Exercise brief: Narrow the data below down to the lines containing "this".
::: Listed records :::
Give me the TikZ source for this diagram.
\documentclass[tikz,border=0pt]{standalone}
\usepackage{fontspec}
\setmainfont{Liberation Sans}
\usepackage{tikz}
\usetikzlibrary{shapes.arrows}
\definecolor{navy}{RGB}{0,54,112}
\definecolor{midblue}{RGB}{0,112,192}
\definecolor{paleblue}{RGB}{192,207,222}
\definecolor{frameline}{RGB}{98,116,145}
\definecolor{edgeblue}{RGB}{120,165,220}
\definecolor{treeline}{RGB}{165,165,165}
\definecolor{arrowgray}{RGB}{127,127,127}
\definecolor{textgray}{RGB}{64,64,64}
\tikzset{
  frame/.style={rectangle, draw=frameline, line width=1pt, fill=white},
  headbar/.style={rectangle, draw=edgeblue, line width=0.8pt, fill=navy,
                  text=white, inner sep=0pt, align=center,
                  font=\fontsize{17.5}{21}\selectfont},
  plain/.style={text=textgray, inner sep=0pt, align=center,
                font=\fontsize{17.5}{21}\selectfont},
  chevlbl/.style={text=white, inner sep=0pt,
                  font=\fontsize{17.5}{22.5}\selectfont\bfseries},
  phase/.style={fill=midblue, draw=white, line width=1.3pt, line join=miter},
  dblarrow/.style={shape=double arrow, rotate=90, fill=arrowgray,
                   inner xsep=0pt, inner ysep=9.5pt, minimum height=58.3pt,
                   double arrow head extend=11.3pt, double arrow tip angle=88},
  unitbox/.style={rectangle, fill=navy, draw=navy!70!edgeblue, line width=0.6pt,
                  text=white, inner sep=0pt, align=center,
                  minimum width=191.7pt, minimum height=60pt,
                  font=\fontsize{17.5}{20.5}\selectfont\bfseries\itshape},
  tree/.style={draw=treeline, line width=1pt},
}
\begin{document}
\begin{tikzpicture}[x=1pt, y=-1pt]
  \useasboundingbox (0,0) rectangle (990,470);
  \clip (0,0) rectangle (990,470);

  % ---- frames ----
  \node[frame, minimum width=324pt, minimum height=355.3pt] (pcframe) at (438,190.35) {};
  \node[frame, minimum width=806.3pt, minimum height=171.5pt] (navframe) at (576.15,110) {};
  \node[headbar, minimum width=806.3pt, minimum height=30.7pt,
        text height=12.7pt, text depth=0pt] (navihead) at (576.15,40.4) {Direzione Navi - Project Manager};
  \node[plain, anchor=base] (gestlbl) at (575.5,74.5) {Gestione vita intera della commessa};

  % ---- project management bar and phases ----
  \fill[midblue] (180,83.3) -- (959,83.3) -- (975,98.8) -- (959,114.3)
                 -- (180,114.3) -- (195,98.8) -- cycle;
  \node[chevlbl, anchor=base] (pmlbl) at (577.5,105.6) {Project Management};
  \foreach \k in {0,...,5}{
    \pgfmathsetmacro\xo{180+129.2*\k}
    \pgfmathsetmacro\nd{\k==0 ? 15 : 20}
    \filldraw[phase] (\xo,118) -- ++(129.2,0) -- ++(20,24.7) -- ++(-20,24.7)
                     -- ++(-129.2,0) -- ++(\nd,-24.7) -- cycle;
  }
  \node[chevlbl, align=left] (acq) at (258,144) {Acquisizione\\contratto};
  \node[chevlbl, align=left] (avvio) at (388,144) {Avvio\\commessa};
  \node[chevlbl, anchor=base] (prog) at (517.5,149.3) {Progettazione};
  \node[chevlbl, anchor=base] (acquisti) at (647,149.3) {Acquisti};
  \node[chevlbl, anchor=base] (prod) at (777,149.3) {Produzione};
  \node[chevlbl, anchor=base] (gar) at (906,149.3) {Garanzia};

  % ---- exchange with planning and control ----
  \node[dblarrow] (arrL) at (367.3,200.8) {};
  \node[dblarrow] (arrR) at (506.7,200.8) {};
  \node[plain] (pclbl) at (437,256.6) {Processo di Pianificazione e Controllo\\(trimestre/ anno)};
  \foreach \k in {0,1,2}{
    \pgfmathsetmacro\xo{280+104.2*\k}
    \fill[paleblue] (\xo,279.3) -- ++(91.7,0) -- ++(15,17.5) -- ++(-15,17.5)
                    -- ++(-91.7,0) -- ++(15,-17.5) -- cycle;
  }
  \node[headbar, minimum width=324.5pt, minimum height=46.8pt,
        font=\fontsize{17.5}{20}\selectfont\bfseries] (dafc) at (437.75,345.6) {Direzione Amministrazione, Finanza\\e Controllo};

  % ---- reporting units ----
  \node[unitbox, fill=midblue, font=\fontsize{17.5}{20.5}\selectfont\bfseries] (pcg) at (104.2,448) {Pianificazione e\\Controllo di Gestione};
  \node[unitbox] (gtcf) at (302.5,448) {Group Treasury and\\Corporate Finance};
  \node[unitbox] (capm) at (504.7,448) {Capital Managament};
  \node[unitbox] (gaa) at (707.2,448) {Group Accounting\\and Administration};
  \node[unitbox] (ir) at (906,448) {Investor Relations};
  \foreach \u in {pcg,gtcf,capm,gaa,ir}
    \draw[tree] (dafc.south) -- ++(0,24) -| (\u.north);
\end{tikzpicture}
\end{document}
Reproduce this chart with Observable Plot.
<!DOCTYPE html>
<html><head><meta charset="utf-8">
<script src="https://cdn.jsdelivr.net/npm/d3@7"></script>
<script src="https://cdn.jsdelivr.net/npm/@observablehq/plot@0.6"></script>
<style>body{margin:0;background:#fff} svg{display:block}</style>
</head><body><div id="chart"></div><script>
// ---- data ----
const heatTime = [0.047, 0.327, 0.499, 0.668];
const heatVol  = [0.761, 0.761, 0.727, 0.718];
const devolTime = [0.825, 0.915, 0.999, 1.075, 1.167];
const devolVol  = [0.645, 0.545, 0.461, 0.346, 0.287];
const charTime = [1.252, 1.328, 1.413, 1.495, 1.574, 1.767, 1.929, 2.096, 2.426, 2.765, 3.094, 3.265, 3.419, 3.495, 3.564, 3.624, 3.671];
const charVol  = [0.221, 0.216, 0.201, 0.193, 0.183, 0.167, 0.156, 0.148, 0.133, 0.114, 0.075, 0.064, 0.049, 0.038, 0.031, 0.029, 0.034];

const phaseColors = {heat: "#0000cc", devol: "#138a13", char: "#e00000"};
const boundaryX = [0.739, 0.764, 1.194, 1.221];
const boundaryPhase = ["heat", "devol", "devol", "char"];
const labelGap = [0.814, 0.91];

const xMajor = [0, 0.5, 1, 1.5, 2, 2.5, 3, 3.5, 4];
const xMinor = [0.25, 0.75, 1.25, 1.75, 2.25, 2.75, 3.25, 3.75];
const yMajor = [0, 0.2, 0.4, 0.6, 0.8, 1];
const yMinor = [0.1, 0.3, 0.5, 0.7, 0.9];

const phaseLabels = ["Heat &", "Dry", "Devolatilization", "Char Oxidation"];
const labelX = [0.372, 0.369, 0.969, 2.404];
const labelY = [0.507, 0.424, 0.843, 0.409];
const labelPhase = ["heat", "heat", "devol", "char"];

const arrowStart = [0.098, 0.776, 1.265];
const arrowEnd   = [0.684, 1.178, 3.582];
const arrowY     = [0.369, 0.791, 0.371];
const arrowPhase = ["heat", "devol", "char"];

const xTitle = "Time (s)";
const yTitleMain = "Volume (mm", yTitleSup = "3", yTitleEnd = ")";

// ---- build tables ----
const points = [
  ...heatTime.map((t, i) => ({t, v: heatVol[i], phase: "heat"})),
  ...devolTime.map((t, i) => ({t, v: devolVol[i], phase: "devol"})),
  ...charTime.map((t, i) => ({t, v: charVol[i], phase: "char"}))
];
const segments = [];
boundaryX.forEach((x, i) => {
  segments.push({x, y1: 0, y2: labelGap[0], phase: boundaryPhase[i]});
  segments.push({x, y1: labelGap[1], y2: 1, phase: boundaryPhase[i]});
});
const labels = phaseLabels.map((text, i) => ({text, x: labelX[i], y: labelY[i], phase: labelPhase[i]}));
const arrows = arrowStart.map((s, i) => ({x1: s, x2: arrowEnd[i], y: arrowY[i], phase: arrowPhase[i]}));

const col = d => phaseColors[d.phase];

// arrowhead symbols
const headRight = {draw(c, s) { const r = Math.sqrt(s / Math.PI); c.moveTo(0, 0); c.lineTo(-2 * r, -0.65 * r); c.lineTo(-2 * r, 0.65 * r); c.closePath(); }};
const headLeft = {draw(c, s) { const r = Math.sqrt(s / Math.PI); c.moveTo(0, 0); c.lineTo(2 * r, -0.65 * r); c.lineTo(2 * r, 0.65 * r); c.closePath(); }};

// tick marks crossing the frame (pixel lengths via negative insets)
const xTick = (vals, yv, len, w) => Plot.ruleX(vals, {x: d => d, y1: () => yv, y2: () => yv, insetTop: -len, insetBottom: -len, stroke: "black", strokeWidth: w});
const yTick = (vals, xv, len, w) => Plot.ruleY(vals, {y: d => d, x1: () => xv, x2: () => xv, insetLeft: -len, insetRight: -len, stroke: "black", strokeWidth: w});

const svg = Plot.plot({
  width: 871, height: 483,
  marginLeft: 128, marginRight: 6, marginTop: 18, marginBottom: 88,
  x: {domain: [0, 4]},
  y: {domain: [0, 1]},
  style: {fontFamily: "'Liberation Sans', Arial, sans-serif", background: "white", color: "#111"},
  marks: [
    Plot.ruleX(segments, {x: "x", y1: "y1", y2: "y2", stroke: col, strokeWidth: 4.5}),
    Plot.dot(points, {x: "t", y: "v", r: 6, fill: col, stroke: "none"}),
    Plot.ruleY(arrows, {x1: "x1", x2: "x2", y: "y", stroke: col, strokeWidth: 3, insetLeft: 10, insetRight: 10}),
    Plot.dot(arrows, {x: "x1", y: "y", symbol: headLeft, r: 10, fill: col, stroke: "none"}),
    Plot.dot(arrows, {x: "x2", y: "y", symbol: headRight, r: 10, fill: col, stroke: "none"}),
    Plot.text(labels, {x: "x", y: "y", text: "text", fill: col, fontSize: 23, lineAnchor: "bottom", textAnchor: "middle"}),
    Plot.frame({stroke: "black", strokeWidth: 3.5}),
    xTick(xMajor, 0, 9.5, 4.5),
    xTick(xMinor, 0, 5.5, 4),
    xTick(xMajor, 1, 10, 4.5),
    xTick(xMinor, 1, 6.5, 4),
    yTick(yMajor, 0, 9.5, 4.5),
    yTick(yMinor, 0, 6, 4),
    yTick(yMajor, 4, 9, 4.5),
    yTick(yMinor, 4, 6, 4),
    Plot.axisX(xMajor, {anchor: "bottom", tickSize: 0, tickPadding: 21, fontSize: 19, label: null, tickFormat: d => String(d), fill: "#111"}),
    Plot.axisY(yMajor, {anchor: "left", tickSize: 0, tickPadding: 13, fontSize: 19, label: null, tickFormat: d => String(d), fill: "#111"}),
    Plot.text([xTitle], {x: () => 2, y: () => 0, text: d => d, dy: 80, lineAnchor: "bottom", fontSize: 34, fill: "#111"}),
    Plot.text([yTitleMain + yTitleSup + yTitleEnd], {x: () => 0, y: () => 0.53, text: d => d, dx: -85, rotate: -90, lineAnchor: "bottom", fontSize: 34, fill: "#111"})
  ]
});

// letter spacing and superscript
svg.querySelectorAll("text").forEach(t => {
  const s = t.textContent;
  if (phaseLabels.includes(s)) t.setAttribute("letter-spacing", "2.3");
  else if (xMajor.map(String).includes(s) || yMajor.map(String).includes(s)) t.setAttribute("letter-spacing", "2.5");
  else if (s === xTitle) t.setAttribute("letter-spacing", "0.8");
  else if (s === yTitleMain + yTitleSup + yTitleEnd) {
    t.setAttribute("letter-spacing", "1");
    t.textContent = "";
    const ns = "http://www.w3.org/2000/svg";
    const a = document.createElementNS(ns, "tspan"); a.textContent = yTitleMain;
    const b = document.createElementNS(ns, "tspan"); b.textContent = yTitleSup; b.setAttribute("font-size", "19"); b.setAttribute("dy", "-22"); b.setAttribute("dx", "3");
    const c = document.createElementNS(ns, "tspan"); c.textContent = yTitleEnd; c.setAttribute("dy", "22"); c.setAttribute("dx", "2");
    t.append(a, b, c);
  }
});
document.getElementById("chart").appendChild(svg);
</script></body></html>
:::
Expected output:
Give me the TikZ source for this diagram.
Reproduce this chart with Observable Plot.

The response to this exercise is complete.